====== Dataset content ======
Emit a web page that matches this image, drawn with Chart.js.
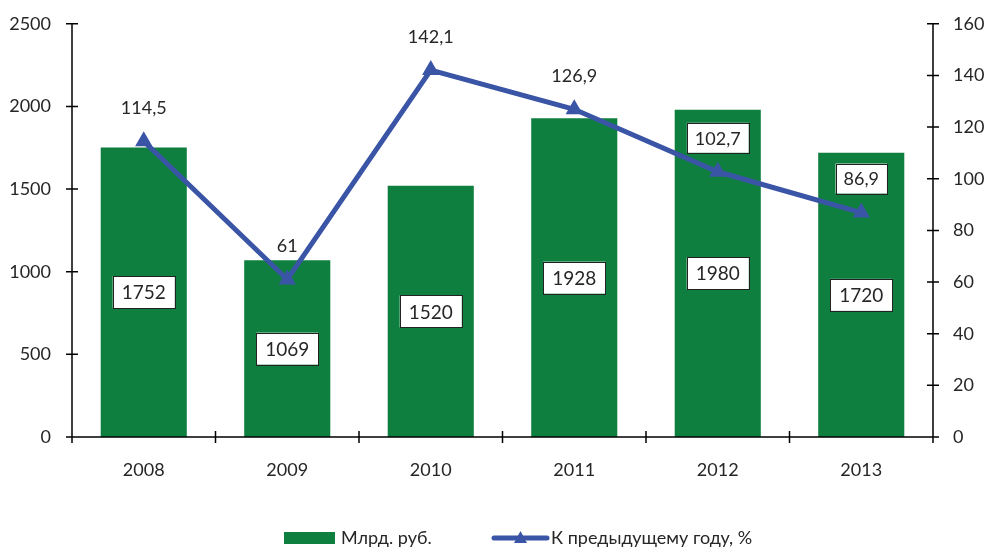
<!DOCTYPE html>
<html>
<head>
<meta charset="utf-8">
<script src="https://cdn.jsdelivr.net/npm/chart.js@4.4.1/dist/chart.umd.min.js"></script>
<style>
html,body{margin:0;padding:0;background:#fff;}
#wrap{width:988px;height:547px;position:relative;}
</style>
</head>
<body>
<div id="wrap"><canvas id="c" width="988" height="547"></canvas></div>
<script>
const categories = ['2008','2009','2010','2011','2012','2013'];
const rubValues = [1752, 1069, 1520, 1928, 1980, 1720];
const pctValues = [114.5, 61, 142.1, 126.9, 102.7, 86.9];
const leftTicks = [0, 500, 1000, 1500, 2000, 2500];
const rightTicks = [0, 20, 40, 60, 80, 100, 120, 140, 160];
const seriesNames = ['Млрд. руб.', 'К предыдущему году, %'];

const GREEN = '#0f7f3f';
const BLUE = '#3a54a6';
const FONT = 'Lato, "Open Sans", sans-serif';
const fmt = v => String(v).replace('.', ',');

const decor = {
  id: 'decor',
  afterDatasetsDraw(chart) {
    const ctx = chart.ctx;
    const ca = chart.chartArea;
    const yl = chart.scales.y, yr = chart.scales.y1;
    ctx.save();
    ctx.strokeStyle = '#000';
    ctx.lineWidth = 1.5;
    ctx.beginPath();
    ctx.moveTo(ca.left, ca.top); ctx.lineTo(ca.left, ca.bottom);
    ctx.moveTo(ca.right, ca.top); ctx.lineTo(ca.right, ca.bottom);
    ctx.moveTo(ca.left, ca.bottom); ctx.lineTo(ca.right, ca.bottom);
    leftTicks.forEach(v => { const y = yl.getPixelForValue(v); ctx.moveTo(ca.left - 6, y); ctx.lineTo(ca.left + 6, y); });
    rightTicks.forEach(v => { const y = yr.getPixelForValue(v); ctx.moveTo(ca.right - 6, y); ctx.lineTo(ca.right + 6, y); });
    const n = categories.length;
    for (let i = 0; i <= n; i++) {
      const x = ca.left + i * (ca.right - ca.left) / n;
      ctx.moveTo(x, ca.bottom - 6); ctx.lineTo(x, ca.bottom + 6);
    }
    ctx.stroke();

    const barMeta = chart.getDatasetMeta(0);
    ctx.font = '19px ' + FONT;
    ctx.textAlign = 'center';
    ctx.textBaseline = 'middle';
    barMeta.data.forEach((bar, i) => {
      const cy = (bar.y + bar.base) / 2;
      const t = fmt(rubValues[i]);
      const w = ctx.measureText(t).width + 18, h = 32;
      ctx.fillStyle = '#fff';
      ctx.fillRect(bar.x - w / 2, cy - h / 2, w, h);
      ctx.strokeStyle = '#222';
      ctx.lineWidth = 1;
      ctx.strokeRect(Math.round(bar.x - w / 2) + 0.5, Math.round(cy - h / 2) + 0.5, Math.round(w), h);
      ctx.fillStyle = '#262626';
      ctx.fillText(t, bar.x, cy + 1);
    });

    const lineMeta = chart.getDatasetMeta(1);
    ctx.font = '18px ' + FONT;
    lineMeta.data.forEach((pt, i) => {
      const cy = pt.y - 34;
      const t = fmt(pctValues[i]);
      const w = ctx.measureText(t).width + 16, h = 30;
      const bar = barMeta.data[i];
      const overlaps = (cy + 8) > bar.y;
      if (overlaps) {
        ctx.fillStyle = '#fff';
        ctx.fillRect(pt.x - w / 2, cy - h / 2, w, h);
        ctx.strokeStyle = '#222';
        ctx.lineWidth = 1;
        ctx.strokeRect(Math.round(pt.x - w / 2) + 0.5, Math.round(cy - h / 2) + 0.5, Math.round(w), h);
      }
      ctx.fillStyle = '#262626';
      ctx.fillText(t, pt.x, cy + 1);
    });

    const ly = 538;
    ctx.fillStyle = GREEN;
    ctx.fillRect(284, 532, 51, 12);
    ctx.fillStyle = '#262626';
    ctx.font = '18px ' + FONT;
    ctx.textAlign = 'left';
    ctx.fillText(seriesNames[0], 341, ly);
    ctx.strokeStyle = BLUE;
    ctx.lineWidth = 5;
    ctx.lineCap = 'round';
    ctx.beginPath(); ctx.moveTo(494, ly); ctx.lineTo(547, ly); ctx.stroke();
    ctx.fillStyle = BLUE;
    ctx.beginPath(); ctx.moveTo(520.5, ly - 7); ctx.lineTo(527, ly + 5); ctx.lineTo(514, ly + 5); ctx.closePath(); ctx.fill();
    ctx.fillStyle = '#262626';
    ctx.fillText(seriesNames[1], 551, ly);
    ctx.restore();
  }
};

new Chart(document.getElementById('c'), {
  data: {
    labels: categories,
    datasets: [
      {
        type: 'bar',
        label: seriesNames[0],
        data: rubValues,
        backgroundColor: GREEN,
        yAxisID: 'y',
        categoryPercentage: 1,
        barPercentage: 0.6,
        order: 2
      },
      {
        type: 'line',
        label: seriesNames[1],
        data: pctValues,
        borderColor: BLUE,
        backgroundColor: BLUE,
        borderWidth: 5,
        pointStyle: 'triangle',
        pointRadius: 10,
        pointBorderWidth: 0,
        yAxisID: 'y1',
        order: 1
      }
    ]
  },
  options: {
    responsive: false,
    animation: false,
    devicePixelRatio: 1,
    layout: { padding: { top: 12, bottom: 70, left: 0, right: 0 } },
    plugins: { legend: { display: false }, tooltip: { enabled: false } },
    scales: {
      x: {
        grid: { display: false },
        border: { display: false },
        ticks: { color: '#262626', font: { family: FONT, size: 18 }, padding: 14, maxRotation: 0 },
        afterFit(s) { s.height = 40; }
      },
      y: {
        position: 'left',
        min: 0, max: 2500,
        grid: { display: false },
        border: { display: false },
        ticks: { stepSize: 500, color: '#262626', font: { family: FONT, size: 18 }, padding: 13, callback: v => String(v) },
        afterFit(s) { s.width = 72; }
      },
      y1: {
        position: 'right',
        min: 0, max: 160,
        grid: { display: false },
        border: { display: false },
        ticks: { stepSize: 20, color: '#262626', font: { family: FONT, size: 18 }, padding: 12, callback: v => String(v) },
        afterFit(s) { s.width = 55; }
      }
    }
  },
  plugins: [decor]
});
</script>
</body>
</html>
======
### Directions
Repeat, with no pictures, each line from the beginning of the data through the line containing "const seriesNames = ['Млрд.", inclusive.

### Complete response
Emit a web page that matches this image, drawn with Chart.js.
<!DOCTYPE html>
<html>
<head>
<meta charset="utf-8">
<script src="https://cdn.jsdelivr.net/npm/chart.js@4.4.1/dist/chart.umd.min.js"></script>
<style>
html,body{margin:0;padding:0;background:#fff;}
#wrap{width:988px;height:547px;position:relative;}
</style>
</head>
<body>
<div id="wrap"><canvas id="c" width="988" height="547"></canvas></div>
<script>
const categories = ['2008','2009','2010','2011','2012','2013'];
const rubValues = [1752, 1069, 1520, 1928, 1980, 1720];
const pctValues = [114.5, 61, 142.1, 126.9, 102.7, 86.9];
const leftTicks = [0, 500, 1000, 1500, 2000, 2500];
const rightTicks = [0, 20, 40, 60, 80, 100, 120, 140, 160];
const seriesNames = ['Млрд. руб.', 'К предыдущему году, %'];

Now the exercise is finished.